## Goal of the exercise
Extract the full listing verbatim and drop any pictures from your copy.

## Supplied information
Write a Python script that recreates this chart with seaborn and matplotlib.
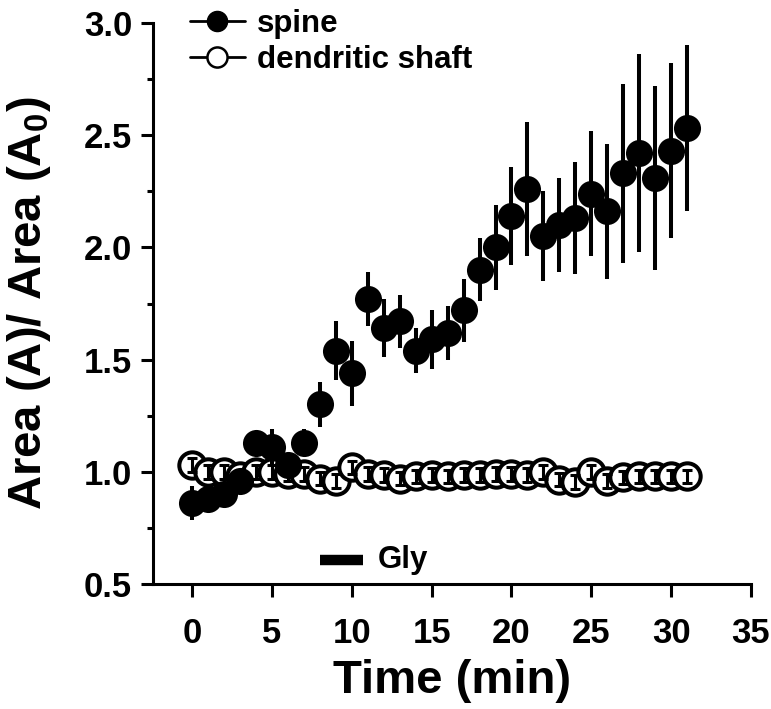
import numpy as np
import pandas as pd
import matplotlib
matplotlib.use('Agg')
import matplotlib.pyplot as plt
from matplotlib.lines import Line2D
from matplotlib.ticker import MultipleLocator
import seaborn as sns

# data
time_min = list(range(32))
spine = [0.86, 0.88, 0.90, 0.96, 1.13, 1.11, 1.03, 1.13, 1.30, 1.54,
         1.44, 1.77, 1.64, 1.67, 1.54, 1.59, 1.62, 1.72, 1.90, 2.00,
         2.14, 2.26, 2.05, 2.10, 2.13, 2.24, 2.16, 2.33, 2.42, 2.31,
         2.43, 2.53]
spine_err = [0.075, 0.05, 0.05, 0.05, 0.05, 0.08, 0.05, 0.06, 0.10, 0.13,
             0.145, 0.12, 0.13, 0.12, 0.10, 0.13, 0.12, 0.14, 0.14, 0.19,
             0.22, 0.30, 0.20, 0.21, 0.25, 0.28, 0.30, 0.40, 0.44, 0.41,
             0.39, 0.37]
shaft = [1.03, 1.00, 1.00, 0.98, 1.00, 1.00, 0.99, 0.99, 0.97, 0.96,
         1.02, 0.99, 0.985, 0.97, 0.98, 0.985, 0.98, 0.985, 0.985, 0.99,
         0.99, 0.985, 1.00, 0.965, 0.955, 1.00, 0.96, 0.975, 0.98, 0.98,
         0.98, 0.98]
shaft_err = [0.03] * 32
gly_start, gly_end = 8.0, 10.7
series_labels = ["spine", "dendritic shaft"]
x_ticks = [0, 5, 10, 15, 20, 25, 30, 35]
y_ticks = [0.5, 1.0, 1.5, 2.0, 2.5, 3.0]

df = pd.DataFrame({'time': time_min, 'spine': spine, 'spine_err': spine_err,
                   'shaft': shaft, 'shaft_err': shaft_err})

sns.set_theme(style="ticks")
plt.rcParams['font.family'] = ['Liberation Sans', 'DejaVu Sans']
plt.rcParams['font.weight'] = 'bold'
plt.rcParams['text.color'] = 'black'
plt.rcParams['axes.labelcolor'] = 'black'
plt.rcParams['mathtext.fontset'] = 'custom'
plt.rcParams['mathtext.rm'] = 'Liberation Sans:bold'
plt.rcParams['mathtext.bf'] = 'Liberation Sans:bold'

fig = plt.figure(figsize=(7.71, 7.09), dpi=100)
ax = fig.add_axes([153 / 771, 1 - 584 / 709, 598 / 771, 561 / 709])

# dendritic shaft (open circles) with small error bars on top
sns.scatterplot(data=df, x='time', y='shaft', ax=ax, s=360, marker='o',
                facecolor='white', edgecolor='black', linewidth=2.9,
                zorder=3, legend=False)
ax.errorbar(df['time'], df['shaft'], yerr=df['shaft_err'], fmt='none',
            ecolor='black', elinewidth=2.2, capsize=3.5, capthick=2.2, zorder=4)

# spine (filled circles)
ax.errorbar(df['time'], df['spine'], yerr=df['spine_err'], fmt='none',
            ecolor='black', elinewidth=2.9, capsize=0, zorder=5)
sns.scatterplot(data=df, x='time', y='spine', ax=ax, s=380, marker='o',
                color='black', edgecolor='black', linewidth=0,
                zorder=6, legend=False)

# glycine application bar
ax.plot([gly_start, gly_end], [0.607, 0.607], color='black', lw=7.5,
        solid_capstyle='butt')
ax.text(gly_end + 0.9, 0.607, "Gly", fontsize=22.5, fontweight='bold',
        va='center', ha='left', color='black')

ax.set_xlim(-2.45, 35)
ax.set_ylim(0.5, 3.0)
ax.set_xticks(x_ticks)
ax.set_yticks(y_ticks)
ax.yaxis.set_minor_locator(MultipleLocator(0.25))
ax.set_yticklabels([f"{v:.1f}" for v in y_ticks])

for side in ['top', 'right']:
    ax.spines[side].set_visible(False)
for side in ['left', 'bottom']:
    ax.spines[side].set_linewidth(2.2)
    ax.spines[side].set_color('black')

ax.tick_params(axis='both', which='major', direction='out', width=2.2,
               length=9, labelsize=25, color='black', labelcolor='black')
ax.tick_params(axis='y', which='minor', direction='out', width=2.2,
               length=4.5, color='black')
ax.tick_params(axis='x', pad=15)
ax.tick_params(axis='y', pad=6)
for lab in ax.get_xticklabels() + ax.get_yticklabels():
    lab.set_fontweight('bold')

ax.set_xlabel("Time (min)", fontsize=34, fontweight='bold', labelpad=6,
              color='black')
ax.set_ylabel(r"Area (A)/ Area (A$_{0}$)", fontsize=34, fontweight='bold',
              labelpad=22, color='black')

handles = [
    Line2D([], [], color='black', lw=2, marker='o', markersize=14.5,
           markerfacecolor='black', markeredgecolor='black'),
    Line2D([], [], color='black', lw=2, marker='o', markersize=14.5,
           markerfacecolor='white', markeredgecolor='black',
           markeredgewidth=1.8),
]
leg = fig.legend(handles, series_labels, loc='upper left',
                 bbox_to_anchor=(190 / 771, 1 - 9 / 709), frameon=False,
                 prop={'size': 22.5, 'weight': 'bold'}, handlelength=1.75,
                 handletextpad=0.4, labelspacing=0.18, borderpad=0,
                 borderaxespad=0)
for t in leg.get_texts():
    t.set_color('black')

fig.savefig('out.png', dpi=100)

## Expected answer
Write a Python script that recreates this chart with seaborn and matplotlib.
import numpy as np
import pandas as pd
import matplotlib
matplotlib.use('Agg')
import matplotlib.pyplot as plt
from matplotlib.lines import Line2D
from matplotlib.ticker import MultipleLocator
import seaborn as sns

# data
time_min = list(range(32))
spine = [0.86, 0.88, 0.90, 0.96, 1.13, 1.11, 1.03, 1.13, 1.30, 1.54,
         1.44, 1.77, 1.64, 1.67, 1.54, 1.59, 1.62, 1.72, 1.90, 2.00,
         2.14, 2.26, 2.05, 2.10, 2.13, 2.24, 2.16, 2.33, 2.42, 2.31,
         2.43, 2.53]
spine_err = [0.075, 0.05, 0.05, 0.05, 0.05, 0.08, 0.05, 0.06, 0.10, 0.13,
             0.145, 0.12, 0.13, 0.12, 0.10, 0.13, 0.12, 0.14, 0.14, 0.19,
             0.22, 0.30, 0.20, 0.21, 0.25, 0.28, 0.30, 0.40, 0.44, 0.41,
             0.39, 0.37]
shaft = [1.03, 1.00, 1.00, 0.98, 1.00, 1.00, 0.99, 0.99, 0.97, 0.96,
         1.02, 0.99, 0.985, 0.97, 0.98, 0.985, 0.98, 0.985, 0.985, 0.99,
         0.99, 0.985, 1.00, 0.965, 0.955, 1.00, 0.96, 0.975, 0.98, 0.98,
         0.98, 0.98]
shaft_err = [0.03] * 32
gly_start, gly_end = 8.0, 10.7
series_labels = ["spine", "dendritic shaft"]
x_ticks = [0, 5, 10, 15, 20, 25, 30, 35]
y_ticks = [0.5, 1.0, 1.5, 2.0, 2.5, 3.0]

df = pd.DataFrame({'time': time_min, 'spine': spine, 'spine_err': spine_err,
                   'shaft': shaft, 'shaft_err': shaft_err})

sns.set_theme(style="ticks")
plt.rcParams['font.family'] = ['Liberation Sans', 'DejaVu Sans']
plt.rcParams['font.weight'] = 'bold'
plt.rcParams['text.color'] = 'black'
plt.rcParams['axes.labelcolor'] = 'black'
plt.rcParams['mathtext.fontset'] = 'custom'
plt.rcParams['mathtext.rm'] = 'Liberation Sans:bold'
plt.rcParams['mathtext.bf'] = 'Liberation Sans:bold'

fig = plt.figure(figsize=(7.71, 7.09), dpi=100)
ax = fig.add_axes([153 / 771, 1 - 584 / 709, 598 / 771, 561 / 709])

# dendritic shaft (open circles) with small error bars on top
sns.scatterplot(data=df, x='time', y='shaft', ax=ax, s=360, marker='o',
                facecolor='white', edgecolor='black', linewidth=2.9,
                zorder=3, legend=False)
ax.errorbar(df['time'], df['shaft'], yerr=df['shaft_err'], fmt='none',
            ecolor='black', elinewidth=2.2, capsize=3.5, capthick=2.2, zorder=4)

# spine (filled circles)
ax.errorbar(df['time'], df['spine'], yerr=df['spine_err'], fmt='none',
            ecolor='black', elinewidth=2.9, capsize=0, zorder=5)
sns.scatterplot(data=df, x='time', y='spine', ax=ax, s=380, marker='o',
                color='black', edgecolor='black', linewidth=0,
                zorder=6, legend=False)

# glycine application bar
ax.plot([gly_start, gly_end], [0.607, 0.607], color='black', lw=7.5,
        solid_capstyle='butt')
ax.text(gly_end + 0.9, 0.607, "Gly", fontsize=22.5, fontweight='bold',
        va='center', ha='left', color='black')

ax.set_xlim(-2.45, 35)
ax.set_ylim(0.5, 3.0)
ax.set_xticks(x_ticks)
ax.set_yticks(y_ticks)
ax.yaxis.set_minor_locator(MultipleLocator(0.25))
ax.set_yticklabels([f"{v:.1f}" for v in y_ticks])

for side in ['top', 'right']:
    ax.spines[side].set_visible(False)
for side in ['left', 'bottom']:
    ax.spines[side].set_linewidth(2.2)
    ax.spines[side].set_color('black')

ax.tick_params(axis='both', which='major', direction='out', width=2.2,
               length=9, labelsize=25, color='black', labelcolor='black')
ax.tick_params(axis='y', which='minor', direction='out', width=2.2,
               length=4.5, color='black')
ax.tick_params(axis='x', pad=15)
ax.tick_params(axis='y', pad=6)
for lab in ax.get_xticklabels() + ax.get_yticklabels():
    lab.set_fontweight('bold')

ax.set_xlabel("Time (min)", fontsize=34, fontweight='bold', labelpad=6,
              color='black')
ax.set_ylabel(r"Area (A)/ Area (A$_{0}$)", fontsize=34, fontweight='bold',
              labelpad=22, color='black')

handles = [
    Line2D([], [], color='black', lw=2, marker='o', markersize=14.5,
           markerfacecolor='black', markeredgecolor='black'),
    Line2D([], [], color='black', lw=2, marker='o', markersize=14.5,
           markerfacecolor='white', markeredgecolor='black',
           markeredgewidth=1.8),
]
leg = fig.legend(handles, series_labels, loc='upper left',
                 bbox_to_anchor=(190 / 771, 1 - 9 / 709), frameon=False,
                 prop={'size': 22.5, 'weight': 'bold'}, handlelength=1.75,
                 handletextpad=0.4, labelspacing=0.18, borderpad=0,
                 borderaxespad=0)
for t in leg.get_texts():
    t.set_color('black')

fig.savefig('out.png', dpi=100)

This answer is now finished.